EL PRINCIPE DE LAS FLORES::
La golondrina se detuvo cerca de un lago azul en cuyas márgenes se levantaba un castillo de mármol con una cúpula en la que había gran cantidad de nidos. Uno de aquéllos era la vivienda de la amiga de Almendrita.
- Aquí tienes mi casa, que es la tuya -le dijo el pájaro -, pero no te recomiendo que vivas en ella pues hace mucho frío en invierno y mucho calor en verano. Mejor que elijas una linda flor. Te depositaré en ella y haré lo posible para que tu permanencia sea agradable.
Flores coloradas, blancas y azules crecían entre los fragmentos de una columna en ruinas. La niña eligió una de ellas, y allí la depositó la golondrina.
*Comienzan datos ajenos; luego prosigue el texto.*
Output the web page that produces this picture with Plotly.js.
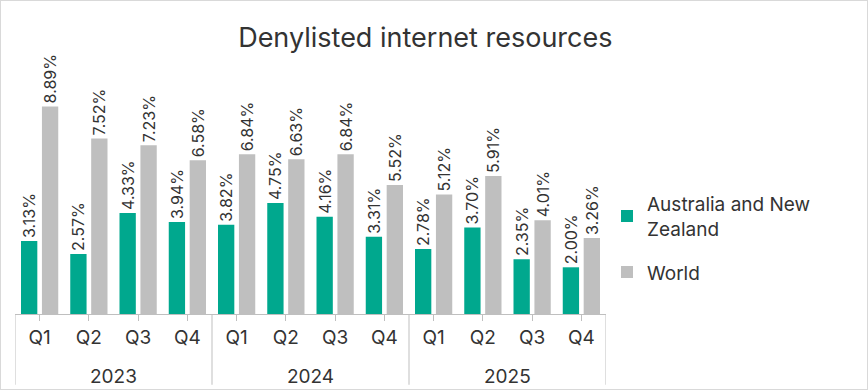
<!DOCTYPE html>
<html><head><meta charset="utf-8">
<script src="https://cdn.plot.ly/plotly-3.0.1.min.js"></script>
<style>html,body{margin:0;padding:0;background:#fff}#chart{width:866px;height:388px;border:1px solid #d9d9d9}</style>
</head><body><div id="chart"></div>
<script>
const years = ["2023","2023","2023","2023","2024","2024","2024","2024","2025","2025","2025","2025"];
const quarters = ["Q1","Q2","Q3","Q4","Q1","Q2","Q3","Q4","Q1","Q2","Q3","Q4"];
const anz = [3.13,2.57,4.33,3.94,3.82,4.75,4.16,3.31,2.78,3.70,2.35,2.00];
const world = [8.89,7.52,7.23,6.58,6.84,6.63,6.84,5.52,5.12,5.91,4.01,3.26];
const seriesNames = ["Australia and New<br>Zealand","World"];
const fontFam = "Inter, 'Noto Sans', sans-serif";
const textColor = "#333333";
const lineColor = "#bfbfbf";
const cats = years.map((y,i)=>y+" "+quarters[i]);
function tr(vals, name, color, grp){
  return {type:"bar", x:cats, y:vals, name:name, legendgroup:grp,
    marker:{color:color},
    texttemplate:"%{y:.2f}%", textposition:"outside", textangle:-90, constraintext:"none",
    textfont:{family:fontFam, size:16, color:textColor}, cliponaxis:false,
    hoverinfo:"skip"};
}
const data = [tr(anz, seriesNames[0], "#00A88E", "g1"), tr(world, seriesNames[1], "#BFBFBF", "g2")];
const uniqYears = [...new Set(years)];
const annotations = [];
const shapes = [];
uniqYears.forEach((yr)=>{
  const idx = years.map((y,i)=>y===yr?i:-1).filter(i=>i>=0);
  const first = idx[0], last = idx[idx.length-1];
  annotations.push({xref:"x", yref:"paper", x:(first+last)/2, y:-0.255, yanchor:"middle", text:yr, showarrow:false,
    font:{family:fontFam, size:19, color:textColor}});
  shapes.push({type:"line", xref:"x", yref:"paper", x0:first-0.5, x1:first-0.5, y0:0, y1:-0.29, line:{color:lineColor, width:1}});
  if(yr===uniqYears[uniqYears.length-1]) shapes.push({type:"line", xref:"x", yref:"paper", x0:last+0.5, x1:last+0.5, y0:0, y1:-0.29, line:{color:lineColor, width:1}});
});
const layout = {
  width:866, height:388,
  margin:{l:14, r:261, t:69, b:75},
  paper_bgcolor:"#fff", plot_bgcolor:"#fff",
  font:{family:fontFam, color:textColor},
  title:{text:"Denylisted internet resources", font:{family:fontFam, size:27, color:textColor}, x:0.49, xref:"container", xanchor:"center", y:0.905, yref:"container", yanchor:"middle"},
  barmode:"group", bargap:0.15, bargroupgap:0.22,
  xaxis:{type:"category", tickvals:cats, ticktext:quarters, range:[-0.5, cats.length-0.5],
    showline:true, linecolor:lineColor, linewidth:1,
    ticks:"outside", ticklen:6, tickcolor:lineColor, ticklabelstandoff:0,
    tickfont:{family:fontFam, size:19, color:textColor}, automargin:false, fixedrange:true},
  yaxis:{range:[0,10.45], visible:false, showgrid:false, zeroline:false, fixedrange:true},
  annotations:annotations, shapes:shapes,
  showlegend:true,
  legend:{x:1.0017, xanchor:"left", y:0.31, yanchor:"middle", font:{family:fontFam, size:19, color:textColor}, tracegroupgap:16, itemwidth:30}
};
Plotly.newPlot("chart", data, layout, {displayModeBar:false, staticPlot:true});
</script></body></html>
La admiración que sentía Almendrita por las magnificencias que la rodeaban creció de punto al ver a un hombrecito blanco y transparente como el cristal, adornado con una diadema de oro y apenas de una pulgada de altura, que estaba sentado en la misma flor. En la mano llevaba un cetro de oro y piedras preciosas y de los hombros le salían unas alas resplandecientes. Aquel lindo personaje era el príncipe de las flores, que reinaba sobre todo al jardín.
Lejos de asustarse por la aparición, Almendrita se quedó mirándolo con embeleso.
Cuando el príncipe vió al ave gigantesca, se asustó, pero se repuso al mirar a Almendrita, que le pareció la mujer más linda del mundo. Le puso su corona en la cabeza y le preguntó si consentía en ser su esposa.
¡Qué diferencia con el sapo asqueroso y el topo estúpido! Aceptándolo sería la reina de las flores. Le dijo que sí y no tardó en recibir la visita de parejas compuestas por bizarros caballeros y hermosas damas, que salían de cada flor para ofrecerle lindos regalos. Entre éstos, el que más le agradó fue un par de alas transparentes que habían pertenecido a una gran mosca blanca. Tan pronto le fueron colocadas, pudo volar de flor en flor.
La golondrina, desde el nido, hacía oír sus mejores canciones, aunque en el fondo de su corazón se sentía triste por haberse tenido que separar de su bienhechora, a la que, sin embargo, visitaba frecuentemente.
Y Almendrita vivió muy feliz con su esposo durante larguísimos años. Y tuvieron muchos hijos, tan pequeñitos, que al nacer no eran más grandes que un granito de anís; pero todos muy lindos e inteligentes.